Tintypes are a photographic process developed in the 19th century
I studied photography in college, back in the just barely-pre-digital age, and began my love of alternative process photography there. I taught myself to make tintypes in 2012 on a bit of a whim, and have been perfecting the craft ever since, melding centuries-old techniques with modern lighting equipment and less harmful chemical processes.
How do I schedule a portrait?
Sign up for my newsletter. I’ll email Tintype dates as well as general musings about art, gardening, travel, dogs, tea drinking, and whatever else comes to mind.
Can I send you a digital photograph and have a tintype made of it?
Tintypes are made with a camera just as they were done 150 years ago, not with a filter or overlay. The good news is that the results are 100% authentic and awesome. The bad news - if it can be called that - is that means you have to actually be present and sit for your portrait.
How does it work?
Think of a Tintype like a Polaroid from the 1800s. I pour chemicals on a metal plate, soak that plate in a tank of silver, run to the camera (or at least swiftly make my way to it), make your portrait, and then run back to the darkroom to develop the plate BEFORE the chemicals dry. The process I use is essentially the same as when it was invented except that I use a more modern large-format camera, flashes (so you don't have to sit still for two minutes), and of course latex gloves. No need to be elbow deep in chemicals in this day and age!
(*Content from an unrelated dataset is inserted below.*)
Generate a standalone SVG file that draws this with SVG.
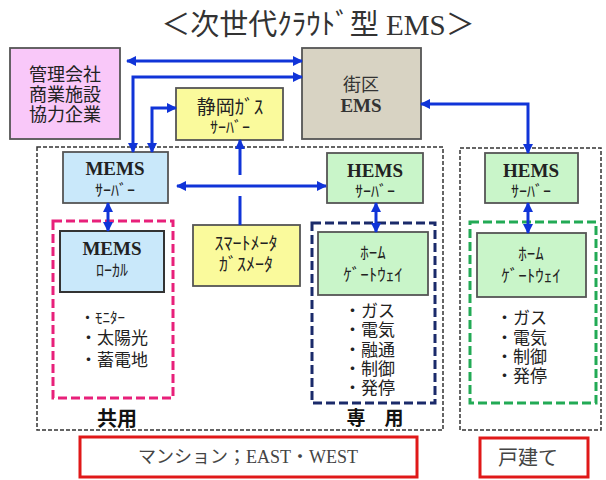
<svg xmlns="http://www.w3.org/2000/svg" width="606" height="480" viewBox="0 0 606 480">
<style>
.box{stroke:#555;stroke-width:1.8}
.jp{font-family:"Noto Sans CJK JP","Noto Sans",sans-serif;fill:#222}
.en{font-family:"Liberation Serif","Noto Sans CJK JP",serif;font-weight:bold;fill:#222}
.c{text-anchor:middle}
.grp{fill:none;stroke:#333;stroke-width:1.5;stroke-dasharray:4 2}
.cg{fill:none;stroke-width:3;stroke-dasharray:9 4}
.con{fill:none;stroke:#1034d8;stroke-width:3}
.red{fill:#fff;stroke:#e01818;stroke-width:3}
</style>
<defs>
<marker id="ah" viewBox="0 0 10 10" refX="9" refY="5" markerUnits="userSpaceOnUse" markerWidth="10" markerHeight="11" orient="auto-start-reverse">
<path d="M0,0 L10,5 L0,10 z" fill="#1034d8"/>
</marker>
</defs>
<rect width="606" height="480" fill="#fff"/>
<text x="318" y="35" font-size="29" class="c" style="font-family:'Liberation Serif','Noto Sans CJK JP',serif;fill:#333">＜次世代ｸﾗｳﾄﾞ型 EMS＞</text>

<g id="group-mansion">
<rect x="37" y="147" width="406" height="283" class="grp"/>
<text x="117" y="426" font-size="20" class="jp c" style="font-weight:700;fill:#111">共用</text>
<text x="375" y="425" font-size="19" class="jp c" style="font-weight:700;fill:#111">専　用</text>
</g>
<g id="group-house">
<rect x="460" y="148" width="141" height="282" class="grp"/>
</g>
<g id="group-shared">
<rect x="53" y="221" width="120" height="177" class="cg" stroke="#e8207a"/>
<text x="80" y="323" font-size="15" class="jp">・ﾓﾆﾀｰ</text>
<text x="80" y="344" font-size="17" class="jp">・太陽光</text>
<text x="80" y="366" font-size="17" class="jp">・蓄電地</text>
</g>
<g id="group-dedicated">
<rect x="312" y="223" width="123" height="180" class="cg" stroke="#1a2a6a"/>
<text x="344" y="317" font-size="17" class="jp">・ガス</text>
<text x="344" y="336" font-size="17" class="jp">・電気</text>
<text x="344" y="356" font-size="17" class="jp">・融通</text>
<text x="344" y="375" font-size="17" class="jp">・制御</text>
<text x="344" y="394" font-size="17" class="jp">・発停</text>
</g>
<g id="group-house-inner">
<rect x="470" y="222" width="126" height="181" class="cg" stroke="#22aa55"/>
<text x="496" y="324" font-size="17" class="jp">・ガス</text>
<text x="496" y="344" font-size="17" class="jp">・電気</text>
<text x="496" y="363" font-size="17" class="jp">・制御</text>
<text x="496" y="382" font-size="17" class="jp">・発停</text>
</g>

<g id="management">
<rect x="10" y="48" width="110" height="91" fill="#f9c8f9" class="box"/>
<text x="65" y="81" font-size="18" class="jp c">管理会社</text>
<text x="65" y="101" font-size="18" class="jp c">商業施設</text>
<text x="65" y="121" font-size="18" class="jp c">協力企業</text>
</g>
<g id="gas-server">
<rect x="176" y="88" width="107" height="52" fill="#fafa9c" class="box"/>
<text x="230" y="114" font-size="19" class="jp c">静岡ｶﾞｽ</text>
<text x="230" y="133" font-size="16" class="jp c">ｻｰﾊﾞｰ</text>
</g>
<g id="district-ems">
<rect x="302" y="48" width="119" height="91" fill="#d8d3c3" class="box"/>
<text x="361" y="91" font-size="18" class="jp c" style="fill:#333">街区</text>
<text x="361" y="112" font-size="19" class="en c" style="fill:#333">EMS</text>
</g>
<g id="mems-server">
<rect x="63" y="152" width="105" height="51" fill="#c9e8fa" class="box"/>
<text x="115" y="175" font-size="19" class="en c">MEMS</text>
<text x="115" y="196" font-size="16" class="jp c">ｻｰﾊﾞｰ</text>
</g>
<g id="hems-server-1">
<rect x="327" y="153" width="96" height="50" fill="#c9f5c9" class="box"/>
<text x="375" y="177" font-size="19" class="en c">HEMS</text>
<text x="375" y="197" font-size="16" class="jp c">ｻｰﾊﾞｰ</text>
</g>
<g id="hems-server-2">
<rect x="485" y="153" width="93" height="50" fill="#c9f5c9" class="box"/>
<text x="531" y="177" font-size="19" class="en c">HEMS</text>
<text x="531" y="197" font-size="16" class="jp c">ｻｰﾊﾞｰ</text>
</g>
<g id="mems-local">
<rect x="60" y="231" width="104" height="61" fill="#c9e8fa" stroke="#333" stroke-width="2"/>
<text x="112" y="255" font-size="19" class="en c">MEMS</text>
<text x="112" y="276" font-size="16" class="jp c">ﾛｰｶﾙ</text>
</g>
<g id="smart-meter">
<rect x="193" y="225" width="107" height="61" fill="#fafa9c" class="box"/>
<text x="246" y="250" font-size="18" class="jp c">ｽﾏｰﾄﾒｰﾀ</text>
<text x="246" y="271" font-size="18" class="jp c">ｶﾞｽﾒｰﾀ</text>
</g>
<g id="home-gateway-1">
<rect x="318" y="232" width="110" height="63" fill="#c9f5c9" class="box"/>
<text x="373" y="259" font-size="17" class="jp c">ﾎｰﾑ</text>
<text x="373" y="281" font-size="17" class="jp c">ｹﾞｰﾄｳｪｲ</text>
</g>
<g id="home-gateway-2">
<rect x="477" y="233" width="109" height="64" fill="#c9f5c9" class="box"/>
<text x="531" y="260" font-size="17" class="jp c">ﾎｰﾑ</text>
<text x="531" y="282" font-size="17" class="jp c">ｹﾞｰﾄｳｪｲ</text>
</g>
<g id="label-mansion">
<rect x="80" y="437" width="337" height="40" class="red"/>
<text x="248" y="463" font-size="18" class="c" style="font-family:'Liberation Serif','Noto Sans CJK JP',serif;fill:#444">マンション；EAST・WEST</text>
</g>
<g id="label-house">
<rect x="480" y="438" width="108" height="39" class="red"/>
<text x="528" y="465" font-size="20" class="jp c" style="fill:#444">戸建て</text>
</g>

<g id="connectors">
<path d="M127,61 H302" class="con" marker-start="url(#ah)" marker-end="url(#ah)"/>
<path d="M133,152 V77 H302" class="con" marker-start="url(#ah)" marker-end="url(#ah)"/>
<path d="M152,152 V108 H176" class="con" marker-start="url(#ah)" marker-end="url(#ah)"/>
<path d="M421,104 H528 V153" class="con" marker-start="url(#ah)" marker-end="url(#ah)"/>
<path d="M177,186 H326" class="con" marker-start="url(#ah)" marker-end="url(#ah)"/>
<path d="M240,225 V196" class="con"/>
<path d="M240,175 V140" class="con" marker-end="url(#ah)"/>
<path d="M108,203 V231" class="con" marker-start="url(#ah)" marker-end="url(#ah)"/>
<path d="M376,203 V232" class="con" marker-start="url(#ah)" marker-end="url(#ah)"/>
<path d="M528,203 V233" class="con" marker-start="url(#ah)" marker-end="url(#ah)"/>
</g>
</svg>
Do you make tintypes of kids?
Absolutely! The only caveat I like to make is that children need to be able to sit still for about 20 seconds so I can focus the camera. If you’d like a tintype of a child that can’t sit still on their own, you’re welcome to be part of the portrait and hold/support them.
What kinds of clothes or props should I bring to my session?
I encourage you to dress up, down, wear layers, be a little theatrical, use your imagination, come with an open mind, and have some fun! (Wow that was an egregious number of commas!) Portraits are usually cropped to include just head and shoulders, so don’t worry too much about your footwear.
How many people can be photographed at once?
Without making special arrangements, the maximum I can accommodate is two people at a time.
Can you photograph my pet?
You may bring your animal if you can hold them while standing in a portrait. If you would like a tintype of your pet by themselves, let's talk first to be sure that it's likely to result in a good portrait.
What do we get?
Your tintype session includes the original, physical tintype, as well as a digital copy so that you can email and share your portrait online.
How do you suggest displaying my tintype?
Although tintypes are rigid and can be displayed on a small easel, I suggest framing them to protect them from scratches and the like. The best way I've found to frame them is to float-mount them on a black background, then mat them so that the frame glass does not come into direct contact with your tintype. If that sounds like a pain, I'm happy to frame them for you!